For anyone who would like to experience Murder on the Orient Express as it was intended, listening to the audio book narrated by David Suchet is “a necessity of the first water.”
// Jul 25, 2010 at 8:45 pm
Anything, in my opinion, by Christie is worth watching. David was very good. I also enjoyed seeing the special afterward on the actual Orient Express. I remember the old Tony Randall ABC Murders from the 1960′s, as well as the Miss Marple movies that were made many years ago. Makes me want to go dig out all the old books and reread them. Remember the 10 Little Indians redone as And Then There Was None? Bad acting but it was Christie.
// Nov 24, 2010 at 11:41 am
The real problem with this production of “MURDER ON THE ORIENT EXPRESS” is that I find it “overdone”. Over-the-top and unnecessarily so.
The 1974 version managed to convey a sense of tragedy via some performances and the brilliant montage regarding the Daisy Armstrong kidnapping at the beginning of the movie without resorting to the rantings and religious discussions featured in this latest film.

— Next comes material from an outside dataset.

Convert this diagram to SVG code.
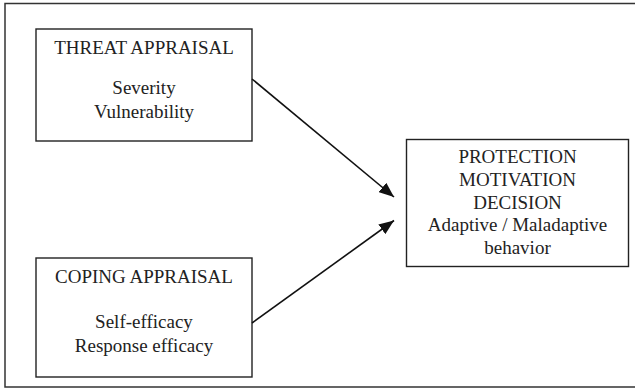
<svg xmlns="http://www.w3.org/2000/svg" width="635" height="388" viewBox="0 0 635 388">
<style>
.box{fill:#fff;stroke:#222;stroke-width:1.4}
.frame{fill:none;stroke:#333;stroke-width:1.5}
text{font-family:"Liberation Serif","Times New Roman",serif;font-size:19px;fill:#222;text-anchor:middle}
.conn{stroke:#111;stroke-width:1.6;fill:none;marker-end:url(#ah)}
</style>
<defs>
<marker id="ah" markerUnits="userSpaceOnUse" markerWidth="16" markerHeight="12" refX="15" refY="6" orient="auto">
<path d="M0,0 L15,6 L0,12 Z" fill="#111"/>
</marker>
</defs>
<rect width="635" height="388" fill="#fff"/>
<path class="frame" d="M640,3.5 H5 V387 H640"/>
<g id="threat">
<rect class="box" x="36" y="29" width="216" height="112"/>
<text x="144" y="54">THREAT APPRAISAL</text>
<text x="144" y="94">Severity</text>
<text x="144" y="118">Vulnerability</text>
</g>
<g id="coping">
<rect class="box" x="36" y="258" width="216" height="119"/>
<text x="144" y="283">COPING APPRAISAL</text>
<text x="144" y="328">Self-efficacy</text>
<text x="144" y="352">Response efficacy</text>
</g>
<g id="protection">
<rect class="box" x="406.5" y="139.5" width="222" height="127"/>
<text x="517.5" y="163">PROTECTION</text>
<text x="517.5" y="186">MOTIVATION</text>
<text x="517.5" y="208.5">DECISION</text>
<text x="517.5" y="230.5">Adaptive / Maladaptive</text>
<text x="517.5" y="253.5">behavior</text>
</g>
<g id="connectors">
<line class="conn" x1="252" y1="79" x2="394" y2="197"/>
<line class="conn" x1="252" y1="323" x2="394" y2="220.5"/>
</g>
</svg>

And I cannot believe I am saying this, but I found David Suchet’s performance rather heavy-handed. This is ironic, considering the complaints that have been made about Albert Finney’s interpretation of the role.
// Jan 8, 2011 at 7:27 am
Yet another victory for Team Suchet, David has ‘saddled up’ the midden line in this fine adaptation of Agatha’s book. One could almost hear the turning of pages and the crinkling of spats when Poirot stumbled through to the dining car in search of some bees. Bravo!
T. G. Hebert
// Jan 29, 2011 at 9:59 pm
It’s official. I am a David Suchet groupie. Hands down, he’s the absolute best Poirot, even with the fake mustache. The Masterpiece Theatre version, while considered over the top by some, was intelligent and well crafted. I want all the bells and whistles. I want it over the top, otherwise don’t bore me.
// Jul 15, 2011 at 4:09 pm
“MURDER ON THE ORIENT EXPRESS” has always been a grim film. Even the glossy 1974 version managed to inject a good deal of melancholy and tragedy into the story.
But this version went overboard in trying to convey the tragic circumstances of Christie’s tale.